▶ _What the task asks_:
In the data below, find every line with the string "this" and pull it out.

▶ _Stored data_:

──────────────────────────────

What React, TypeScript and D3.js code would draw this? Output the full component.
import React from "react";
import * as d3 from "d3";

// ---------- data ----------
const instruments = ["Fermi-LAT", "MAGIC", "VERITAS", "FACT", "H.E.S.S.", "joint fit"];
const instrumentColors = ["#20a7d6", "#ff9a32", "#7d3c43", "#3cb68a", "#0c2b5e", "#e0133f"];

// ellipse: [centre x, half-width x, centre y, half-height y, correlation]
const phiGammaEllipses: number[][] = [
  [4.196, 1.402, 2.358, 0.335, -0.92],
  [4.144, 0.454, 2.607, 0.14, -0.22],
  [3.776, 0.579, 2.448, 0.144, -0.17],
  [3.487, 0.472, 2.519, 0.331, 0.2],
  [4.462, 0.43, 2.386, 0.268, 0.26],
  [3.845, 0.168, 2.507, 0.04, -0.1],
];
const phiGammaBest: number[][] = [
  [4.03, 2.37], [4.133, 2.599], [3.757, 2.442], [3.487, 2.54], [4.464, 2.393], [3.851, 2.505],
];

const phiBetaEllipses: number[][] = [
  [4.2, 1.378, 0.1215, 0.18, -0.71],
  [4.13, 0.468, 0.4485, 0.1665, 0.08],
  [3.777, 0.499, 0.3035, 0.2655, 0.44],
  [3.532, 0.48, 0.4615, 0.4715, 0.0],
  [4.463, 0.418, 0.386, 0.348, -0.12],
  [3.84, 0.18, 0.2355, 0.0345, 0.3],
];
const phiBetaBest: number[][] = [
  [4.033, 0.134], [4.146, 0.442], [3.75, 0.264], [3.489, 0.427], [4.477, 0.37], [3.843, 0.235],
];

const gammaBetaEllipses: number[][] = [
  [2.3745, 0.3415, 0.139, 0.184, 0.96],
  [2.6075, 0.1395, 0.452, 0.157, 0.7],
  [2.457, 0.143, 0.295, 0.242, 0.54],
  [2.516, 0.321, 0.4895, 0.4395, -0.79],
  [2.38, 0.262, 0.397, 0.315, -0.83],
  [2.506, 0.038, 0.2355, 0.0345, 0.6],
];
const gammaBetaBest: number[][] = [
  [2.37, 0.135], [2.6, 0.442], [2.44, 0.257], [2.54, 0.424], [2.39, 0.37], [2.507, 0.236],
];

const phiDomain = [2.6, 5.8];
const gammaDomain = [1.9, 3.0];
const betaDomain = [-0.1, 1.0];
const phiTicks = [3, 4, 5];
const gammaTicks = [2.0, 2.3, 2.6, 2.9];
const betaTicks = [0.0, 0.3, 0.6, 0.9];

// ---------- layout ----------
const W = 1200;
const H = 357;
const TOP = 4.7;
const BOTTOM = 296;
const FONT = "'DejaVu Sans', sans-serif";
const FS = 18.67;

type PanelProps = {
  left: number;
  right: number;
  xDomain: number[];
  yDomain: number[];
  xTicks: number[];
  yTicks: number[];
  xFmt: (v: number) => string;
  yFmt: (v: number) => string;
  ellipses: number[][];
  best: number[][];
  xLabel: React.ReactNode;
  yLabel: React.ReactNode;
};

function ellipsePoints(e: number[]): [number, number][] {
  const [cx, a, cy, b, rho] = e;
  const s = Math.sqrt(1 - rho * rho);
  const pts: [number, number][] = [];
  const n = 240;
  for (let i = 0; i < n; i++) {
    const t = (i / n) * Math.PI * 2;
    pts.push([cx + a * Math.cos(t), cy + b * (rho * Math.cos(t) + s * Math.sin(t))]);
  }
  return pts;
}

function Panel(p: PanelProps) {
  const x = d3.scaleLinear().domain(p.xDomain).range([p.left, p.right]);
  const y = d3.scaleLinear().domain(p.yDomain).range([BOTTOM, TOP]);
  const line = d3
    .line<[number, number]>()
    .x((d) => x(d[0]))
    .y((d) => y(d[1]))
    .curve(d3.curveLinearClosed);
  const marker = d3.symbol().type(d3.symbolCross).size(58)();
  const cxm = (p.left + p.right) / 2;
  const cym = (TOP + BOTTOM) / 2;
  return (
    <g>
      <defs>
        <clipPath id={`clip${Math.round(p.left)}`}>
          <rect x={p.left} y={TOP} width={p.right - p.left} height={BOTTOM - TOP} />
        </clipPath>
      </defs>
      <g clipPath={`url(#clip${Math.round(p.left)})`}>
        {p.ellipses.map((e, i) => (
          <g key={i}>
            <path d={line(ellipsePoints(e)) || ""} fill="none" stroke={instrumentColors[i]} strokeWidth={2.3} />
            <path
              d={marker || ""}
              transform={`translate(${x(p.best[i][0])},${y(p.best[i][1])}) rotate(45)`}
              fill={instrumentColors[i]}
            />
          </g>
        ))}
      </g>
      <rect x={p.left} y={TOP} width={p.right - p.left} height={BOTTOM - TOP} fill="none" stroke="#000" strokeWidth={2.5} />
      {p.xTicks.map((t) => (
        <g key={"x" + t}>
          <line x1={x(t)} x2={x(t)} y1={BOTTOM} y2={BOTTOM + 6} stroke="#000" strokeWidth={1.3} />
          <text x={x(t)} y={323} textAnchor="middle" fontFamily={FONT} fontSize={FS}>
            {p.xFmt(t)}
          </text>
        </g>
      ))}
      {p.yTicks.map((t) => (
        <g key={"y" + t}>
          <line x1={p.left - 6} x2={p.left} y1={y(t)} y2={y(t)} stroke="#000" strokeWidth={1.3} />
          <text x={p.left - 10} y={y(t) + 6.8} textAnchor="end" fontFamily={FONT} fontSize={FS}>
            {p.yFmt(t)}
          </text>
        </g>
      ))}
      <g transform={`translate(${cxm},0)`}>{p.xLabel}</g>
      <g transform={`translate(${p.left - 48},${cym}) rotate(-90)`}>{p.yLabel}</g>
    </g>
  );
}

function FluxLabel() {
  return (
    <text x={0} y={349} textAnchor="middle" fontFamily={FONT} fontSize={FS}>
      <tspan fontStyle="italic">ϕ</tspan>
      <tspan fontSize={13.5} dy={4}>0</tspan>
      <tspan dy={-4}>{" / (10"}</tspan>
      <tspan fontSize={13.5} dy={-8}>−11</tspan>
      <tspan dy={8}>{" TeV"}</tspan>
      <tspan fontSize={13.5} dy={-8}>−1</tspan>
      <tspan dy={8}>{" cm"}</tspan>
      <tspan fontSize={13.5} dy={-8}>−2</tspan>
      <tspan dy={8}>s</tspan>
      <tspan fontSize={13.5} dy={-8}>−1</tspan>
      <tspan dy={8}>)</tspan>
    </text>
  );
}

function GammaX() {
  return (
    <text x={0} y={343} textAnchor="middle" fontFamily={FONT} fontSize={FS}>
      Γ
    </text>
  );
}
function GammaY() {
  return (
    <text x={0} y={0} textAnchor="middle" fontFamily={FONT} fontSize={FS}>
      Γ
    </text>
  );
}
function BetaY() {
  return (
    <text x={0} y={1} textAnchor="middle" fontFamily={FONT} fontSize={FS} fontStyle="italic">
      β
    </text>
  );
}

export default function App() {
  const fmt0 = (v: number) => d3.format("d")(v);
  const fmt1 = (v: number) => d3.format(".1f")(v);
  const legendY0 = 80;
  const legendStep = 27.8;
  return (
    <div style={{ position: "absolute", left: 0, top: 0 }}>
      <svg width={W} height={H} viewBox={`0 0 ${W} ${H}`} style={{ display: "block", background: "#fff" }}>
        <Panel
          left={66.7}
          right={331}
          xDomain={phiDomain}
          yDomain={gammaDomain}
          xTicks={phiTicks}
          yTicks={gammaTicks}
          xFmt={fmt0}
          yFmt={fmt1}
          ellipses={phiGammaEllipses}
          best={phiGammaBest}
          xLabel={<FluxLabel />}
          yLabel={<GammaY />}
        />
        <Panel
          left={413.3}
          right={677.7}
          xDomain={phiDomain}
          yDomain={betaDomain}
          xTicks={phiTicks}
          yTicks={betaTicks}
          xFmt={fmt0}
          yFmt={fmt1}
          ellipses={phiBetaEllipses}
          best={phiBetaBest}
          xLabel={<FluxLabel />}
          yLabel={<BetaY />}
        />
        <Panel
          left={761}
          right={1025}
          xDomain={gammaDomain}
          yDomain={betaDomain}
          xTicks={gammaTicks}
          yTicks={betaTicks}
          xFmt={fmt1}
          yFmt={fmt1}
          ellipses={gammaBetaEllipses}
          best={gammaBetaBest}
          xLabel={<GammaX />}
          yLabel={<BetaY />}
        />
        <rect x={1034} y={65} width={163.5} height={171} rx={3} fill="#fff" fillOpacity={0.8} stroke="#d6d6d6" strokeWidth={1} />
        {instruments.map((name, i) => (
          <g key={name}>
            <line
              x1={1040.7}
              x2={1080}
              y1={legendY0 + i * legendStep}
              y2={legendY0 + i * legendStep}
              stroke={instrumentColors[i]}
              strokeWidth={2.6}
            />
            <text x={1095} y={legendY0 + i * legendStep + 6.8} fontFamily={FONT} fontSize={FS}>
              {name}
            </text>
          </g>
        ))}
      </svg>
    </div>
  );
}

──────────────────────────────

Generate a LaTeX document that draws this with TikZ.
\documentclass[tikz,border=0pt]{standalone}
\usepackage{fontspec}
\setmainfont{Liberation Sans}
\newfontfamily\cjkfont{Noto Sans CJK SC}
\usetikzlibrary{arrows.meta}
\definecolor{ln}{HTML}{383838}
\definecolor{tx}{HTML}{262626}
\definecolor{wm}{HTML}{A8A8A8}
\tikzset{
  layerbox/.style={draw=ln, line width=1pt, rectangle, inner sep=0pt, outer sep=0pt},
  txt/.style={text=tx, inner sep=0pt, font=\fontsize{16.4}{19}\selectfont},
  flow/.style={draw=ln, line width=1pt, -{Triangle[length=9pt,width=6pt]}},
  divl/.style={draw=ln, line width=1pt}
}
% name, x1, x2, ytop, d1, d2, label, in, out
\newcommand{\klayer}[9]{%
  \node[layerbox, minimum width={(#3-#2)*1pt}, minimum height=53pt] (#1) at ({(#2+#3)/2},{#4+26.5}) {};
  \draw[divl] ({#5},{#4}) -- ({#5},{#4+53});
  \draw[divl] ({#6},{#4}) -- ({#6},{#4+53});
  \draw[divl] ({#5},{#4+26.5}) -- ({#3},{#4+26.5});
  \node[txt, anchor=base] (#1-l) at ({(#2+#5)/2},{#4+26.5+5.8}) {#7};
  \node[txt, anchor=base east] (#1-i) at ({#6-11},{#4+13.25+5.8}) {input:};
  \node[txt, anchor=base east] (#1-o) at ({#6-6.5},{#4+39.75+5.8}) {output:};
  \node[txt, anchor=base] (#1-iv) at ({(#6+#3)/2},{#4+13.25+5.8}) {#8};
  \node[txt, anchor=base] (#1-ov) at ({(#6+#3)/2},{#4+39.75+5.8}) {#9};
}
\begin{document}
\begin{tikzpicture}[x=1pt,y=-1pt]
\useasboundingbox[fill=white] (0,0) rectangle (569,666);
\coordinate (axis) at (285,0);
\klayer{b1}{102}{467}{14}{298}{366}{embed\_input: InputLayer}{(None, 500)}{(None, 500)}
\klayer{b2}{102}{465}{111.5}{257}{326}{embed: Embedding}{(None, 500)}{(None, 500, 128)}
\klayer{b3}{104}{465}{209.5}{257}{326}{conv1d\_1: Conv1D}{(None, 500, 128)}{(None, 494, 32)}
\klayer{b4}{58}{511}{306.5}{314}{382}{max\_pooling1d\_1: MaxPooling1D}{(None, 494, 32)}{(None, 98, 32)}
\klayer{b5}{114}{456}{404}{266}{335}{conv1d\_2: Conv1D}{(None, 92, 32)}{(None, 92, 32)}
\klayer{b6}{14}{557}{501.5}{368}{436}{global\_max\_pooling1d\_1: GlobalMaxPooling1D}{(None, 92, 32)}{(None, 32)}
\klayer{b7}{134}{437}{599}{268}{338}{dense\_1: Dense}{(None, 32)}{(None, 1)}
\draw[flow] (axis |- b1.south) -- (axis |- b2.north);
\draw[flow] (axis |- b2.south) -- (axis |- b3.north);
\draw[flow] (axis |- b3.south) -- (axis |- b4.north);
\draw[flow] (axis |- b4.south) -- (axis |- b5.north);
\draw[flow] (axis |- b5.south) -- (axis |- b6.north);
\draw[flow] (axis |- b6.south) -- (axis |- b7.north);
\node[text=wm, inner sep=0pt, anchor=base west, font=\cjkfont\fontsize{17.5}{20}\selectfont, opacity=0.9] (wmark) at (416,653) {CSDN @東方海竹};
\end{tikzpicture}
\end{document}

──────────────────────────────

▶ _Solved exercise_:
What React, TypeScript and D3.js code would draw this? Output the full component.
Generate a LaTeX document that draws this with TikZ.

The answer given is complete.